Some platforms like Eventsforce VCD also use smart technology so that attendees can get automatic recommendations on contacts and companies that best match their interests.
5) How Can You Engage Sponsors and Exhibitors?
Sponsors and exhibitors have big opportunities with hybrid events. After all, they have two sets of attendees to appeal to. For years, planners have been well versed in securing great deals for both exhibitors and sponsors for in-person events. Since Covid, many planners have upskilled and are now monetising virtual events as well. All that needs to happen now is for the planner to bring their skills together and demonstrate the industrial strength power of a hybrid event for sponsors and exhibitors.
Hybrid events are good for sponsors simply because there is more opportunity available to them. They can increase their reach and engage their buyers as never before. They can reach the virtual attendees they cannot see, but also connect with the in-person ones that they physically meet.
A hybrid environment can help with lead generation too. The physical on-site booth can cater to in-person attendees on the trade show floor, while the virtual booth can help them reach out to a wider international audience. This means they could get their international sales teams involved and maybe make it more personal with different languages and so on.
The opportunities are endless. But you need to make sure your tech platform has the tools that allow you to deliver.
6) Will the Data Analytics Deliver?
Data analytics and reporting are important to any type of event. It helps you determine your event’s success and work out what improvements you need to make in the future. The captured data is also one of the main incentives for your sponsors and exhibitors to keep putting money into your event. Depending on the depth of information you want to extract, you could also look at data on what attendees downloaded, which exhibitors and sponsors they interacted with and a lot more besides.
Understanding what type of data your tech can collect and what reports it can generate is critical. Remember if you are using a tech stack as opposed to an all-in-one system, you are going to need to do some work in pulling your hybrid event data together. When looking at your options, keep in mind how much time you will need to correlate your data reporting.
Conclusion – Be Hybrid Ready
Love them or hate them, hybrid events are very much part of the events landscape now. They are more complex; they require more work and they force you to re-consider what tech you need to support your events.
You can of course, stitch a tech stack together. And there could be good reasons for that.
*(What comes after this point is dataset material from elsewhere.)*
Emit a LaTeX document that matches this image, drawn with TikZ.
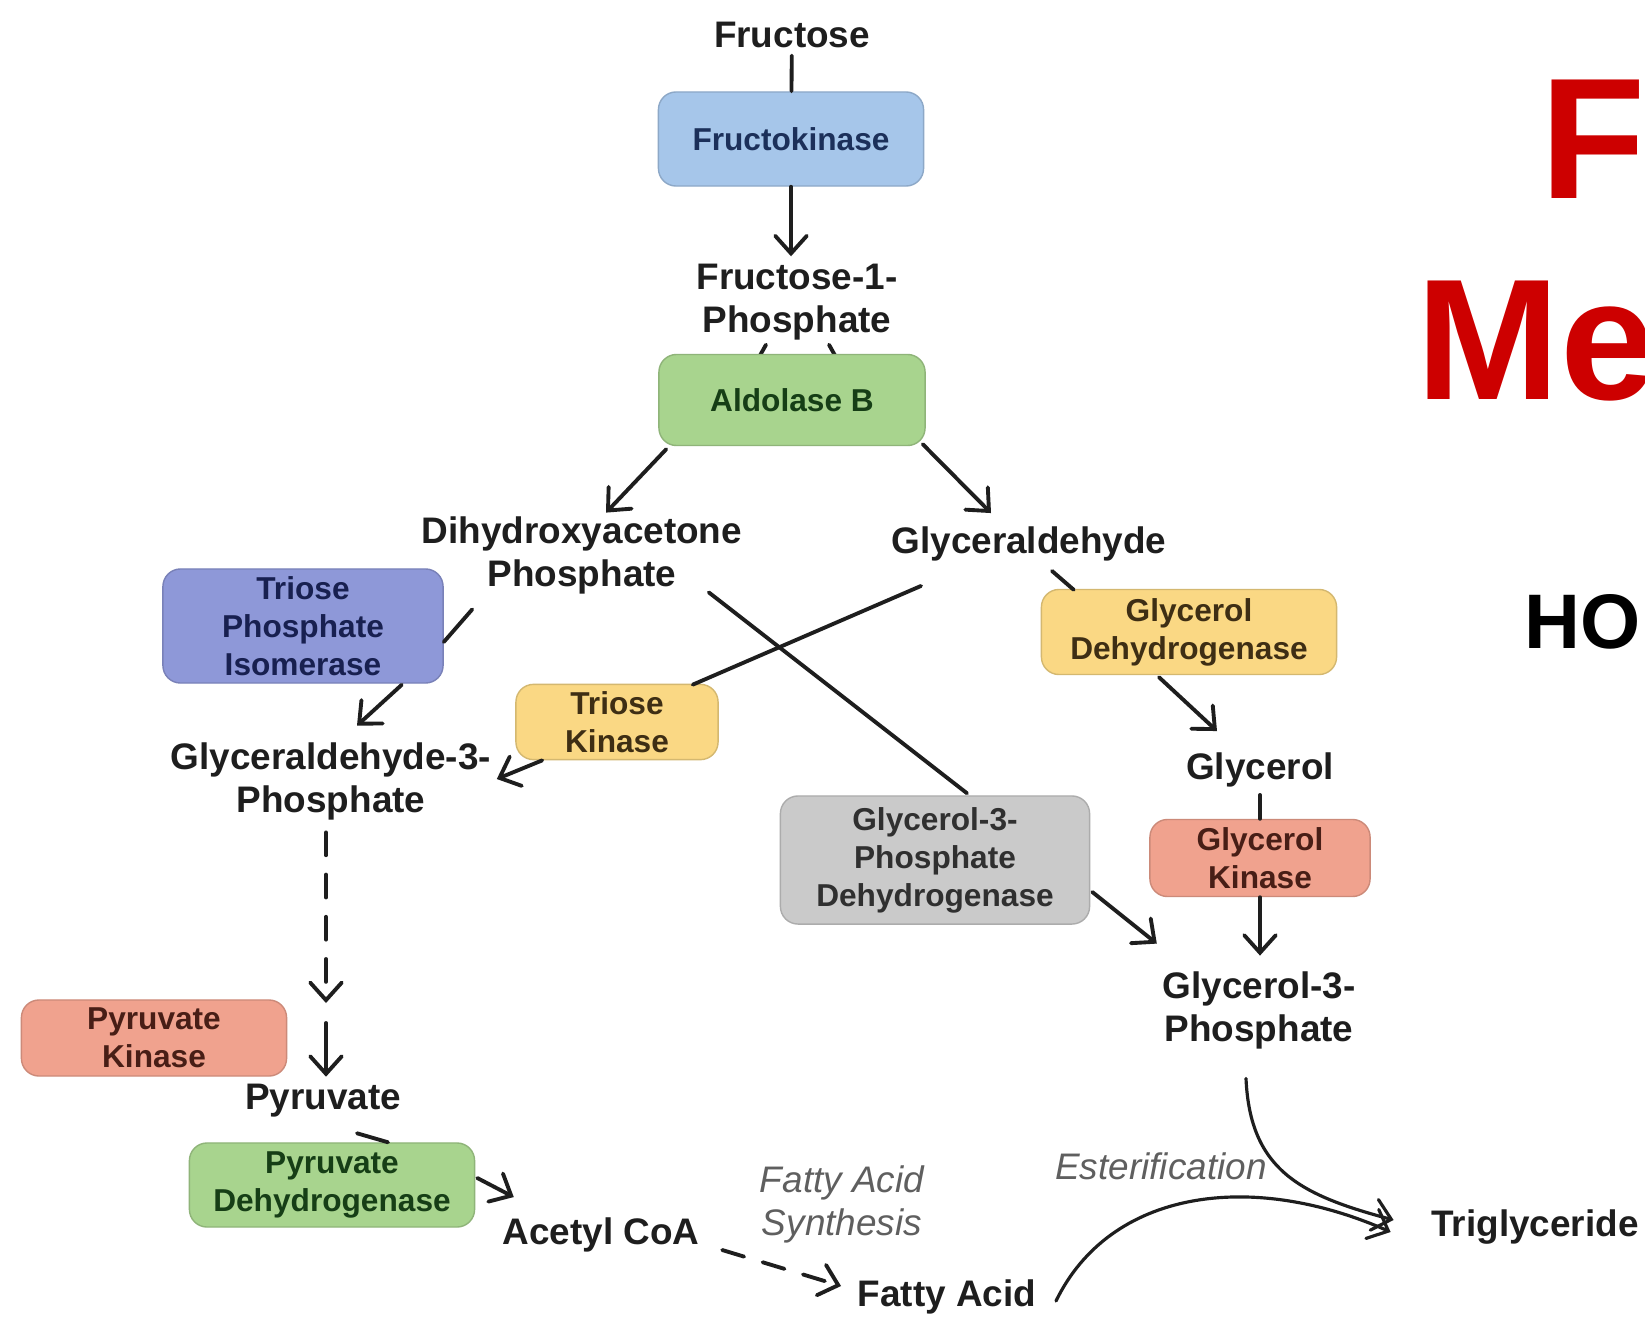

For example, some tech providers specialise in one area and are known to be experts in it. You may wish to take advantage of that.
However, with each separate tech component comes additional work. Things such as understanding how best to manage the relationship, dealing with additional data sets and being sure that the out of hours support will be available are just some of the issues to be addressed.
Whilst the format of events is changing, the expectations of attendees and stakeholders is only ever going to increase. And the tech you end up using should be able to meet these new demands.